Schüler an der Universität
DER REKTOR DER UNIVERSITÄT ZU KÖLN
Prof. Dr. Tassilo
Küpper
Bericht über
das Projekt
"Schüler an der Universität"
(Stand: 21. 05. 01)
Im Juni 2000 beschlossen die Universität zu Köln und die
Hochbegabtenstiftung der Kreissparkasse Köln, eine neue Form der Begabtenförderung
für leistungsstarke Oberstufenschüler zu erproben. Dabei sollten
möglichst die folgenden Kriterien erfüllt werden:
Kriterien:
- über mehrere Jahre routinemäßiger Ablauf der
Förderung
- in der späteren (universitären) Ausbildung "verwertbarer"
Kenntniserwerb
- möglichst geringer Kostenaufwand (insbesondere wenig zusätzliche
Lehrbelastung der Dozenten)
- Ausschöpfung der Anlagen und Fähigkeiten der Schüler.
Zu (1):
Ad-hoc-Projekte, bei denen jeweils einzelne Dozenten für einen
- meist einmaligen - Durchlauf für eine bestimmte Gruppe (z. B. einwöchige
) Veranstaltungen anbieten, erfordern einen recht hohen Verwaltungsaufwand.

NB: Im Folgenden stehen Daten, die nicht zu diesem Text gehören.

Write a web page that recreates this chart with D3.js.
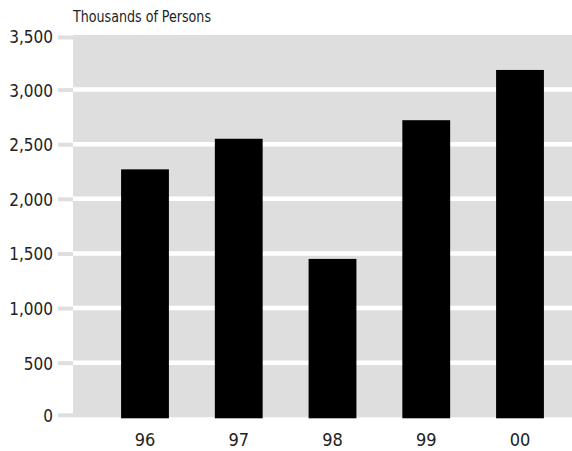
<!DOCTYPE html>
<html><head><meta charset="utf-8">
<script src="https://cdn.jsdelivr.net/npm/d3@7"></script>
<style>body{margin:0;background:#fff}svg{display:block}</style>
</head><body>
<svg id="c" width="572" height="451"></svg>
<script>
const categories = ["96","97","98","99","00"];
const values = [2270, 2550, 1450, 2720, 3180];
const yTicks = [0, 500, 1000, 1500, 2000, 2500, 3000, 3500];
const unitLabel = "Thousands of Persons";

const W = 572, H = 451;
const mLeft = 73, mTop = 35, mBottom = 417.3;
const FONT = "'DejaVu Sans Condensed','DejaVu Sans',sans-serif";
const svg = d3.select("#c");

const y = d3.scaleLinear().domain([0, 3500]).range([mBottom, mTop]);
const x = d3.scaleBand().domain(categories).range([mLeft, 592]).paddingInner(0.49).paddingOuter(0.513);

// panel
svg.append("rect").attr("x", mLeft).attr("y", y(3500)).attr("width", W - mLeft).attr("height", y(0) - y(3500)).attr("fill", "#dedede");

// gridlines
svg.append("g").selectAll("line").data(yTicks.filter(d => d > 0 && d < 3500)).join("line")
  .attr("x1", mLeft).attr("x2", W).attr("y1", d => y(d)).attr("y2", d => y(d))
  .attr("stroke", "#fff").attr("stroke-width", 4.5);

// y axis
const yAxis = d3.axisLeft(y).tickValues(yTicks).tickSize(15).tickPadding(5).tickFormat(d3.format(","));
const ga = svg.append("g").attr("transform", `translate(${mLeft},0)`).call(yAxis);
ga.select(".domain").remove();
ga.selectAll(".tick line").attr("stroke", "#dedede").attr("stroke-width", 4)
  .attr("transform", d => d === 0 ? "translate(0,-2.5)" : d === 3500 ? "translate(0,2)" : null);
ga.selectAll(".tick text").attr("font-family", FONT).attr("font-size", 17).attr("fill", "#222")
  .attr("dy", null).attr("y", d => d === 0 ? 4 : d === 3500 ? 7.5 : 6.5);

// bars
svg.append("g").selectAll("rect").data(values).join("rect")
  .attr("x", (d, i) => x(categories[i])).attr("width", x.bandwidth())
  .attr("y", d => y(d)).attr("height", d => y(0) - y(d) + 1).attr("fill", "#000");

// x axis
const xAxis = d3.axisBottom(x).tickSize(0).tickPadding(0);
const gx = svg.append("g").attr("transform", `translate(0,${mBottom})`).call(xAxis);
gx.select(".domain").remove();
gx.selectAll(".tick text").attr("font-family", FONT).attr("font-size", 18).attr("fill", "#222")
  .attr("dy", null).attr("y", 29);

// unit label
svg.append("text").attr("x", mLeft).attr("y", 21.5).attr("font-family", FONT).attr("font-size", 16)
  .attr("textLength", 138).attr("lengthAdjust", "spacingAndGlyphs")
  .attr("fill", "#222").text(unitLabel);
</script>
</body></html>
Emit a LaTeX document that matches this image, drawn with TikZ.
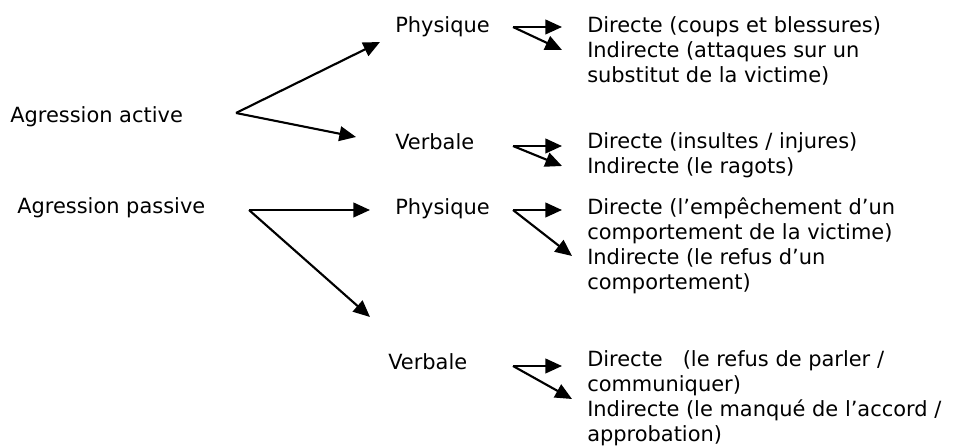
\documentclass[tikz,border=0pt]{standalone}
\usepackage{fontspec}
\setmainfont{DejaVu Sans}
\usetikzlibrary{arrows.meta}
\begin{document}
\begin{tikzpicture}[x=0.75pt, y=-0.75pt, font=\fontsize{15.7pt}{18.75pt}\selectfont,
    lbl/.style={anchor=base west, inner sep=0pt},
    txt/.style={anchor=base west, inner sep=0pt, align=left},
    arr/.style={-{Triangle[length=12.5pt,width=11pt]}, line width=1.6pt}]
    \useasboundingbox (0,0) rectangle (957,448);
    \node (active) [lbl] at (10,123) {Agression active};
    \node (passive) [lbl] at (17,214) {Agression passive};
    \node (physique1) [lbl] at (395,33) {Physique};
    \node (verbale1) [lbl] at (395,150) {Verbale};
    \node (physique2) [lbl] at (395,215) {Physique};
    \node (verbale2) [lbl] at (388,370) {Verbale};
    \node (detail1) [txt] at (587,83) {Directe (coups et blessures)\\Indirecte (attaques sur un\\substitut de la victime)};
    \node (detail2) [txt] at (587,174) {Directe (insultes / injures)\\Indirecte (le ragots)};
    \node (detail3) [txt] at (587,290) {Directe (l’empêchement d’un\\comportement de la victime)\\Indirecte (le refus d’un\\comportement)};
    \node (detail4) [txt] at (587,442) {Directe\ \ \ (le refus de parler /\\communiquer)\\Indirecte (le manqué de l’accord /\\approbation)};

    \coordinate (fork1) at (236,113);
    \coordinate (tip1a) at (380,42);
    \coordinate (tip1b) at (356,137);
    \coordinate (fork2) at (249,210);
    \coordinate (tip2a) at (370,210);
    \coordinate (tip2b) at (370,317);
    \coordinate (fork3) at (513,27);
    \coordinate (tip3a) at (562,27);
    \coordinate (tip3b) at (562,50);
    \coordinate (fork4) at (513,146);
    \coordinate (tip4a) at (562,146);
    \coordinate (tip4b) at (562,166);
    \coordinate (fork5) at (513,210);
    \coordinate (tip5a) at (562,210);
    \coordinate (tip5b) at (572,256);
    \coordinate (fork6) at (513,366);
    \coordinate (tip6a) at (562,366);
    \coordinate (tip6b) at (572,399);

    \draw[arr] (fork1) -- (tip1a);
    \draw[arr] (fork1) -- (tip1b);
    \draw[arr] (fork2) -- (tip2a);
    \draw[arr] (fork2) -- (tip2b);
    \draw[arr] (fork3) -- (tip3a);
    \draw[arr] (fork3) -- (tip3b);
    \draw[arr] (fork4) -- (tip4a);
    \draw[arr] (fork4) -- (tip4b);
    \draw[arr] (fork5) -- (tip5a);
    \draw[arr] (fork5) -- (tip5b);
    \draw[arr] (fork6) -- (tip6a);
    \draw[arr] (fork6) -- (tip6b);
\end{tikzpicture}
\end{document}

Insbesondere sind die Dozenten, zumindest wenn sie von der Universität
gestellt werden, weder bereit, das gleiche Themengebiet mehrfach anzubieten
(Abnutzungseffekt) noch jeweils neue Themengebiete aufzubereiten (zu hoher
Zeitaufwand). Demnach müssen immer neue Dozenten gewonnen werden;
detaillierte Informationen über die behandelten Themen erhalten die
Schüler recht spät.
Zu (2):
Viele leistungsstarke Schüler sind daran interessiert, Kenntnisse
zu erwerben, die sie während ihres Universitätsstudiums unmittelbar
verwerten können (sie möglichst befähigt, ihre Studienzeit
zu verkürzen).
Zu (3):
Aufgrund der hohen Auslastung der Kölner Universität durfte
das Projekt nur mit wenig zusätzlichem Aufwand für die Dozenten
verbunden sein, zumal bei regelmäßiger Durchführung .
Zu (4):
Viele Schüler sind in der Schule unterfordert; sie können
das jeweilige Klassenziel aufgrund ihrer Begabung mit relativ geringem
Arbeitsaufwand erreichen und erlernen dadurch keine dem späteren Studium
angemessene Arbeitshaltung ("Success is 1 % inspiration and 99 % transpiration",
Thomas A. Edison).
Ergebnis der Überlegungen war das Projekt "Schüler an der
Universität": in einer ersten Testphase (ca. 3 Jahre) sollen Schüler
der Oberstufen aus dem Kölner Raum Gelegenheit erhalten, an den regulären
Anfängervorlesungen in Mathematik, Physik, Chemie (WS 2000/2001) bzw.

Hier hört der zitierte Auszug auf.